▸ **Material provided**
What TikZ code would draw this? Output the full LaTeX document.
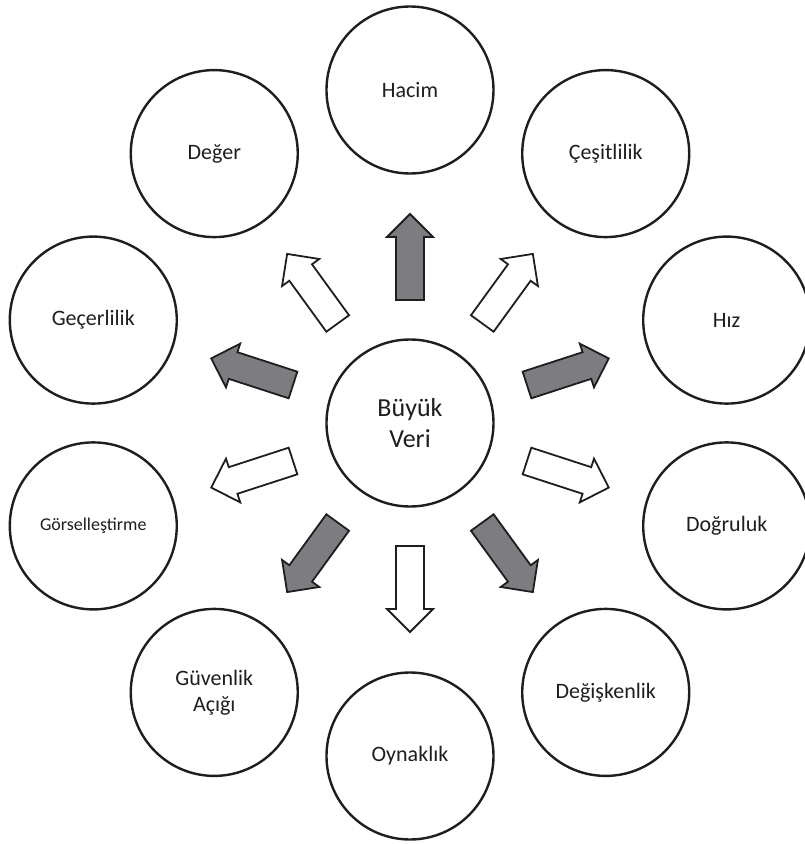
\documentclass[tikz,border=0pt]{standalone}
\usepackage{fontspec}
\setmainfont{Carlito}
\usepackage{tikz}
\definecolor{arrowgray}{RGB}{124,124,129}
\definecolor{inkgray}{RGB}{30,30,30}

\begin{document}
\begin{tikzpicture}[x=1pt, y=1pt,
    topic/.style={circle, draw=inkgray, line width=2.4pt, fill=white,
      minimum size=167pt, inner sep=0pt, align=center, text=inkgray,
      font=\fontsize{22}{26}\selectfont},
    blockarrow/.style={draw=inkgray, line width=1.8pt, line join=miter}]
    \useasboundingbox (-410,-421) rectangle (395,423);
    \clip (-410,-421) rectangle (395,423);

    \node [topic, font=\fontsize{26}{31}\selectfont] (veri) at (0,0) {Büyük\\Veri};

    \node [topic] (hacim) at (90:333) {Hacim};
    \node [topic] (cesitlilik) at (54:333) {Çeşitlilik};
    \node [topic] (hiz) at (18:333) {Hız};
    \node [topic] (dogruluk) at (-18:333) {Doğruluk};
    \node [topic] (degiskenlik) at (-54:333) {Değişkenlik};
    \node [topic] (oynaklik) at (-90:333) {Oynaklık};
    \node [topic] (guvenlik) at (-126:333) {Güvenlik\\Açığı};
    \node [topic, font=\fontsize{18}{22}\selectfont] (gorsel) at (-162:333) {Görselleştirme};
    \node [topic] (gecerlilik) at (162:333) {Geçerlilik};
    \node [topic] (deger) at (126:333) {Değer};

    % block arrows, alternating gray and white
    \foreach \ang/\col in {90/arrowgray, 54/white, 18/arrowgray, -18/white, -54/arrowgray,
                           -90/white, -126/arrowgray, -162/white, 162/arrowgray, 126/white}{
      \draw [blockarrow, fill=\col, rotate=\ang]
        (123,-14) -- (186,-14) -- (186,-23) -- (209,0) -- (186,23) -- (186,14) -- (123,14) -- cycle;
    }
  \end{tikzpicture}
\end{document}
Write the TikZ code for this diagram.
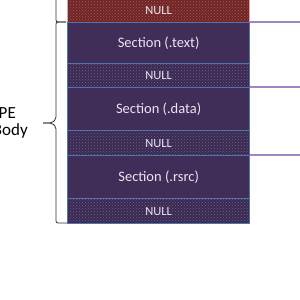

▸ **Prompt**
Restate the data above exactly, stripping out each image.

▸ **Answer to this task**
What TikZ code would draw this? Output the full LaTeX document.
\documentclass[tikz,border=0pt]{standalone}
\usepackage{fontspec}
\setmainfont{Carlito}
\usepackage{tikz}
\definecolor{arrowgray}{RGB}{124,124,129}
\definecolor{inkgray}{RGB}{30,30,30}

\begin{document}
\begin{tikzpicture}[x=1pt, y=1pt,
    topic/.style={circle, draw=inkgray, line width=2.4pt, fill=white,
      minimum size=167pt, inner sep=0pt, align=center, text=inkgray,
      font=\fontsize{22}{26}\selectfont},
    blockarrow/.style={draw=inkgray, line width=1.8pt, line join=miter}]
    \useasboundingbox (-410,-421) rectangle (395,423);
    \clip (-410,-421) rectangle (395,423);

    \node [topic, font=\fontsize{26}{31}\selectfont] (veri) at (0,0) {Büyük\\Veri};

    \node [topic] (hacim) at (90:333) {Hacim};
    \node [topic] (cesitlilik) at (54:333) {Çeşitlilik};
    \node [topic] (hiz) at (18:333) {Hız};
    \node [topic] (dogruluk) at (-18:333) {Doğruluk};
    \node [topic] (degiskenlik) at (-54:333) {Değişkenlik};
    \node [topic] (oynaklik) at (-90:333) {Oynaklık};
    \node [topic] (guvenlik) at (-126:333) {Güvenlik\\Açığı};
    \node [topic, font=\fontsize{18}{22}\selectfont] (gorsel) at (-162:333) {Görselleştirme};
    \node [topic] (gecerlilik) at (162:333) {Geçerlilik};
    \node [topic] (deger) at (126:333) {Değer};

    % block arrows, alternating gray and white
    \foreach \ang/\col in {90/arrowgray, 54/white, 18/arrowgray, -18/white, -54/arrowgray,
                           -90/white, -126/arrowgray, -162/white, 162/arrowgray, 126/white}{
      \draw [blockarrow, fill=\col, rotate=\ang]
        (123,-14) -- (186,-14) -- (186,-23) -- (209,0) -- (186,23) -- (186,14) -- (123,14) -- cycle;
    }
  \end{tikzpicture}
\end{document}
Write the TikZ code for this diagram.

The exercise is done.